Rally for the Republic, former French political party formed by Jacques Chirac in 1976 that presumed to be heir to the traditions of Charles de Gaulle. It was the direct successor to the Gaullist coalitions, operating under various names over the years, that had dominated the political life of the Fifth Republic under presidents de Gaulle (1959–69) and Georges Pompidou (1969–74).
The antecedents of the party trace to 1947, when de Gaulle organized the Rally of the French People (Rassemblement du Peuple Français; RPF), originally conceived as a means by which de Gaulle might regain office without having to participate in party politics. It was thus at first organized as an extraparliamentary body in the hope that it might attract the support of sections of other parties and of the electorate by seeming to be above politics and partisan squabbling. In the 1951 general election, RPF candidates won more seats in the National Assembly than did any of the other five major groups. The RPF remained only a faction, however, and in 1953 de Gaulle released his deputies.

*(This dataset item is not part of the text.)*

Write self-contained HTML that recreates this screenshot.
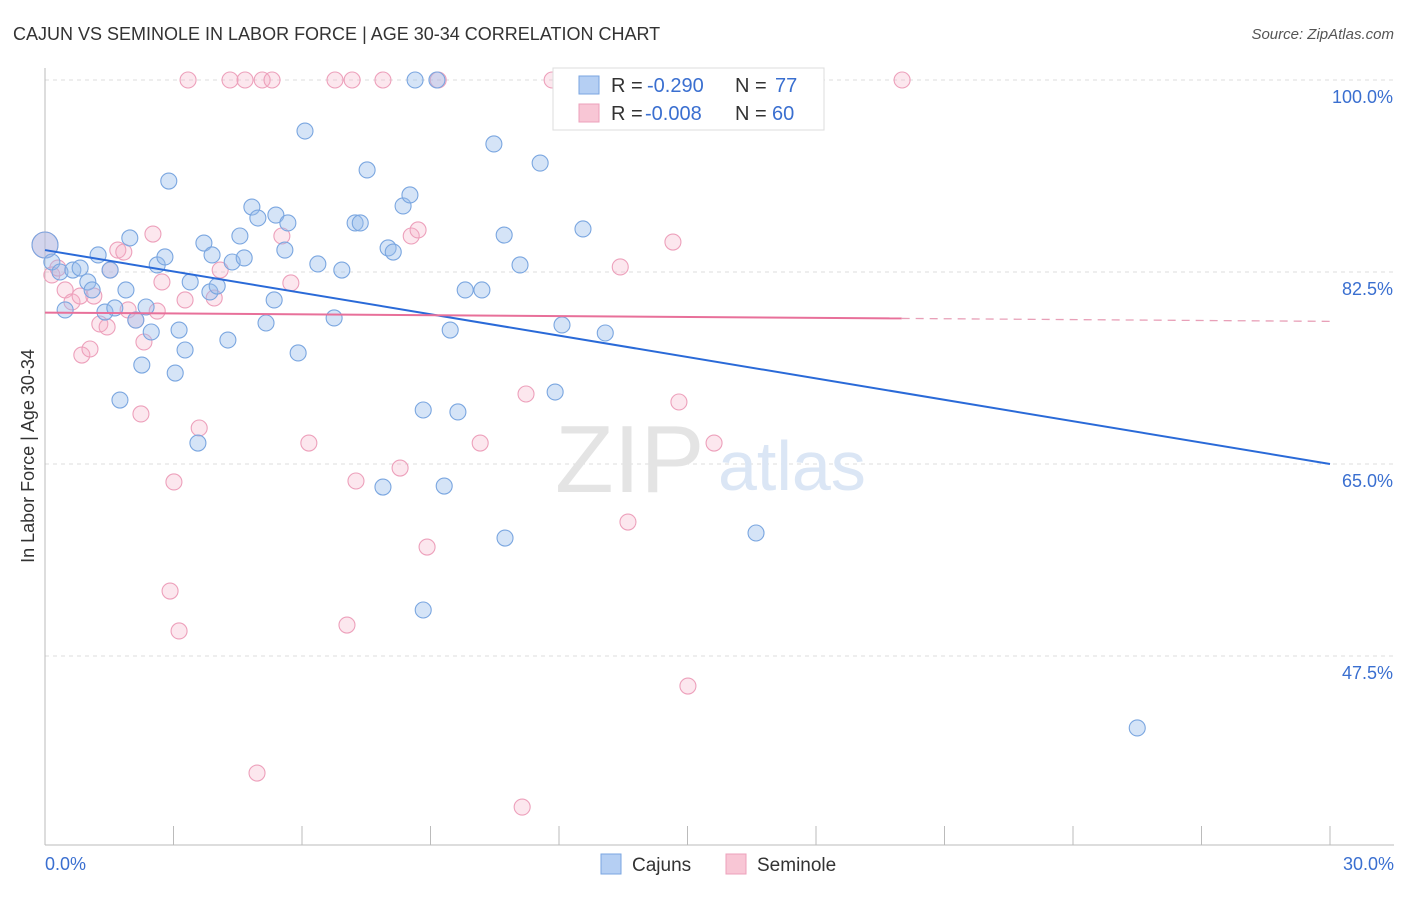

From 1953 until 1958 the Gaullists were organized in numerous small groups. In the latter year de Gaulle came to power as the only figure capable of resolving the national crisis over Algeria; his victory did not result from party politicking. His supporters coalesced into three main groups, of which the Union for the New Republic (Union pour la Nouvelle République; UNR) emerged as the most important and electorally successful, gaining 26 percent of the vote in the 1958 election.
In 1962 the UNR formed an alliance with left-wing Gaullists of the Democratic Union of Labour (Union Démocratique du Travail), and in 1967 the two parties merged and drew in other splinter groups. After the 1968 elections, in which it won an absolute majority of parliamentary seats, this grouping assumed the name Union of Democrats for the Republic (Union des Démocrates pour la République), a name that prevailed until 1976.
The party’s majority slipped to a plurality in the 1974 elections, in which its presidential candidate lost. Chirac, a Gaullist, became premier under the presidency of Valéry Giscard d’Estaing (of the Republicans) but resigned in 1976 in a clash of personalities. Chirac then reconstituted the Gaullists under the title Rally for the Republic, under his firm control.
The RPR gained in the mid-1980s, when Chirac was appointed prime minister (1986–88) by Socialist President François Mitterrand. In 1995 Chirac was elected president, and in 2002 the RPR merged with the Liberal Democratic (Démocratie Libérale) party and much of the Union for the French Democracy (Union pour la Démocratie Française) to form the Union for a Popular Movement (Union pour un Mouvement Populaire; initially called Union for the Presidential Majority [Union pour la Majorité Presidentielle]), which was successful that year in securing Chirac’s reelection.